The book is written in a journal form, broken into days and weeks. The modern reader may find it almost tedious at times but this tedium is delightfully broken by the inclusion of collections of black and white photos with each week of writing (20 pages per week). The photos are modern but capture the places that Dorothy mentions in her writing so you can put words together with pictures.

William Wordsworth recorded the events of this journey in his own way — poetry. He wrote at least two poems on the journey (“To A Highland Girl” and “Degenerate Douglas!”) and continued to write many more poems in the years that followed the journey. Dorothy includes William’s poetry throughout the journal.

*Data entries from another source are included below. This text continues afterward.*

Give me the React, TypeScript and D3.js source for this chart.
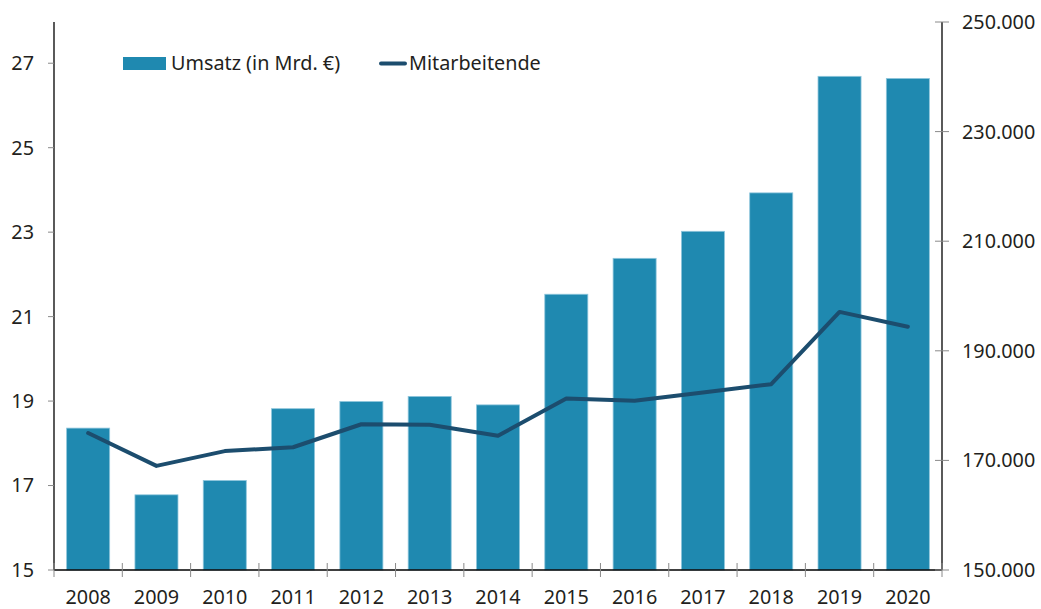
import React from "react";
import * as d3 from "d3";

const years = ["2008","2009","2010","2011","2012","2013","2014","2015","2016","2017","2018","2019","2020"];
const umsatz = [18.36, 16.78, 17.12, 18.82, 18.99, 19.11, 18.91, 21.53, 22.38, 23.02, 23.93, 26.69, 26.64];
const mitarbeitende = [175000, 169000, 171700, 172400, 176600, 176500, 174500, 181300, 180900, 182400, 183900, 197100, 194400];
const leftTicks = [15, 17, 19, 21, 23, 25, 27];
const rightTicks = [150000, 170000, 190000, 210000, 230000, 250000];

const W = 1041, H = 609;
const x0 = 54, x1 = 942, yTop = 22, yBot = 570;
const font = "'Noto Sans', 'Open Sans', sans-serif";
const textColor = "#231f20";
const tickColor = "#8a8a8a";
const fs = 19.8;

export default function App() {
  const x = d3.scaleBand<string>().domain(years).range([x0, x1]).paddingInner(0.37).paddingOuter(0.185);
  const band = d3.scaleBand<string>().domain(years).range([x0, x1]);
  const yL = d3.scaleLinear().domain([15, 28]).range([yBot, yTop - 1]);
  const yR = d3.scaleLinear().domain([150000, 250000]).range([yBot, yTop]);
  const line = d3.line<number>().x((_, i) => band(years[i])! + band.bandwidth() / 2).y(d => yR(d));
  const fmt = (v: number) => d3.format(",")(v).replace(/,/g, ".");
  return (
    <svg width={W} height={H} style={{ position: "absolute", left: 0, top: 0, background: "#fff" }}>
      {years.map((yr, i) => (
        <rect key={yr} x={x(yr)} y={yL(umsatz[i])} width={x.bandwidth()} height={yBot - yL(umsatz[i])}
          fill="#1f89b0" stroke="#8fc6dc" strokeWidth={0.8} />
      ))}
      <path d={line(mitarbeitende) || ""} fill="none" stroke="#1c4d6e" strokeWidth={4} strokeLinejoin="round" strokeLinecap="round" />
      {/* axes */}
      <line x1={x0} x2={x0} y1={yTop} y2={yBot} stroke="#000" strokeWidth={1.3} />
      <line x1={x1} x2={x1} y1={yTop} y2={yBot} stroke="#000" strokeWidth={1.3} />
      <line x1={x0} x2={x1} y1={yBot} y2={yBot} stroke="#000" strokeWidth={1.3} />
      {leftTicks.map(t => (
        <g key={t}>
          <line x1={x0 - 6} x2={x0} y1={yL(t)} y2={yL(t)} stroke={tickColor} strokeWidth={1} />
          <text x={34} y={yL(t)} dy="0.35em" textAnchor="end" fontFamily={font} fontSize={fs} fill={textColor}>{t}</text>
        </g>
      ))}
      {rightTicks.map(t => (
        <g key={t}>
          <line x1={x1 - 7} x2={x1 + 7} y1={yR(t)} y2={yR(t)} stroke={tickColor} strokeWidth={1} />
          <text x={962} y={yR(t)} dy="0.35em" textAnchor="start" fontFamily={font} fontSize={fs} fill={textColor}>{fmt(t)}</text>
        </g>
      ))}
      {[...years.map(y => band(y)!), x1].map((px, i) => (
        <line key={i} x1={px} x2={px} y1={yBot - 7} y2={yBot + 7} stroke={tickColor} strokeWidth={1} />
      ))}
      {years.map(yr => (
        <text key={yr} x={band(yr)! + band.bandwidth() / 2} y={604} textAnchor="middle" fontFamily={font} fontSize={fs} fill={textColor}>{yr}</text>
      ))}
      {/* legend */}
      <rect x={123} y={57} width={43} height={13} fill="#1f89b0" />
      <text x={171} y={63.5} dy="0.35em" fontFamily={font} fontSize={fs} fill={textColor}>Umsatz (in Mrd. €)</text>
      <line x1={381} x2={405} y1={63.5} y2={63.5} stroke="#1c4d6e" strokeWidth={4} strokeLinecap="round" />
      <text x={409} y={63.5} dy="0.35em" fontFamily={font} fontSize={fs} fill={textColor}>Mitarbeitende</text>
    </svg>
  );
}
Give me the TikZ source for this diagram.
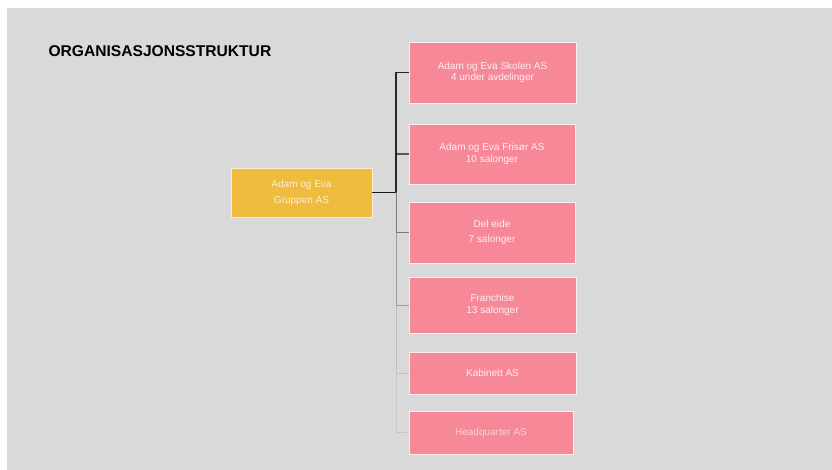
\documentclass[tikz,border=0pt]{standalone}
\usepackage{fontspec}
\setmainfont{Liberation Sans}
\usepackage{xcolor}
\usepackage{tikz}
\usetikzlibrary{calc}

\definecolor{bggray}{HTML}{D9D9D9}
\definecolor{boxpink}{HTML}{F78898}
\definecolor{boxgold}{HTML}{EFBC3E}
\definecolor{txtpink}{HTML}{FDEFF1}
\definecolor{txtgold}{HTML}{FBEFD0}

\tikzset{
	unit/.style={fill=boxpink,draw=white!85!boxpink,line width=0.8pt,text=txtpink,
		align=center,inner sep=0pt,font=\fontsize{10}{11.5}\selectfont},
	group/.style={unit,fill=boxgold,draw=white!75!boxgold,text=txtgold},
	link/.style={line width=#1}
}

\begin{document}
\begin{tikzpicture}[x=1pt,y=-1pt]
		\useasboundingbox (0,0) rectangle (832,470);
		\fill [white] (0,0) rectangle (832,470);
		\fill [bggray] (7,8) rectangle (832,470);
		\node [anchor=west,font=\fontsize{15.6}{17}\selectfont\bfseries] (title) at (45,51) {ORGANISASJONSSTRUKTUR};
		\node [group,minimum width=141pt,minimum height=49pt,font=\fontsize{10}{16}\selectfont] (gruppen) at (301.5,192.5) {Adam og Eva\\Gruppen AS};
		\node [unit,minimum width=167pt,minimum height=61pt] (skolen) at (492.5,72.5) {Adam og Eva Skolen AS\\4 under avdelinger};
		\node [unit,minimum width=166pt,minimum height=60pt] (frisor) at (492,154) {Adam og Eva Frisør AS\\10 salonger};
		\node [unit,minimum width=166pt,minimum height=61pt,font=\fontsize{10}{15}\selectfont] (deleide) at (492,232.5) {Del eide\\7 salonger};
		\node [unit,minimum width=167pt,minimum height=56pt] (franchise) at (492.5,305) {Franchise\\13 salonger};
		\node [unit,minimum width=167pt,minimum height=42pt] (kabinett) at (492.5,373) {Kabinett AS};
		\node [unit,minimum width=164pt,minimum height=43pt,text=white!60!boxpink] (hq) at (491,432.5) {Headquarter AS};
		\coordinate (hub) at (396,192.5);
		% branches, lightest first
		\draw [link=0.9pt,black!22] (hub) |- (hq.west);
		\draw [link=0.9pt,black!25] (hub) |- (kabinett.west);
		\draw [link=0.9pt,black!38] (hub) |- (franchise.west);
		\draw [link=1pt,black!52] (hub) |- (deleide.west);
		\draw [link=1.3pt,black!65] (hub) |- (frisor.west);
		\draw [link=1.3pt,black!85] (hub) |- (skolen.west);
		\draw [link=1.5pt,black!90] (gruppen.east) -- (hub);
	\end{tikzpicture}
\end{document}
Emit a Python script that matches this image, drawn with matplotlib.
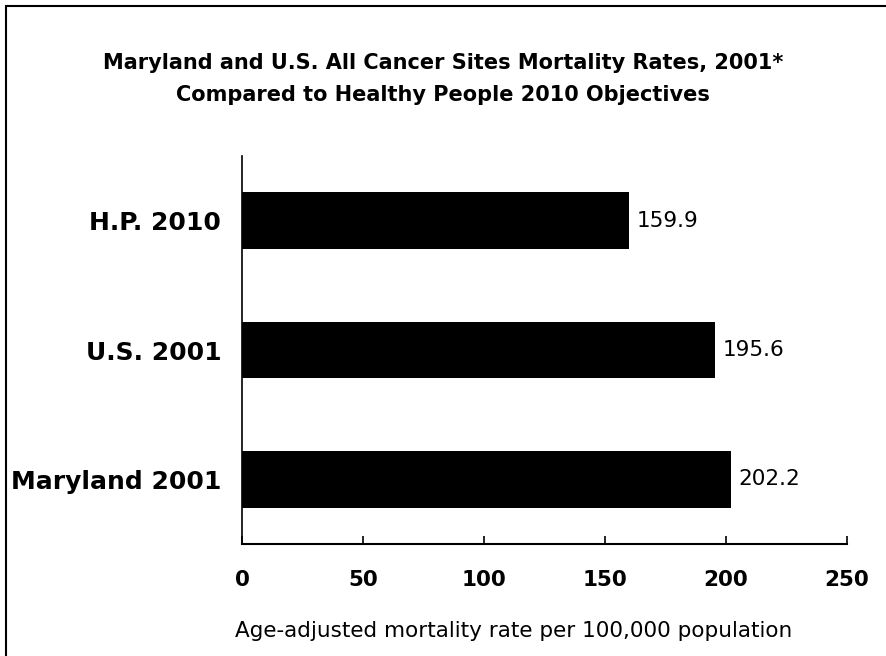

Travel Notes: A very helpful map is included in the front of this book giving an overview of all the towns and cities visited on this journey. Some of the most notable include: Gretna Green, Dumfries, New Lanark, Glasgow, Dumbarton, Luss, Tarbet, Ballachulish, Callander, Crieff, Dunkeld, Blair Atholl, Stirling, Falkirk, Edinburgh, Peebles, Melrose, Kelso, and Jedburgh. This book would be an excellent volume to accompany someone making a tour of similar parts of Scotland.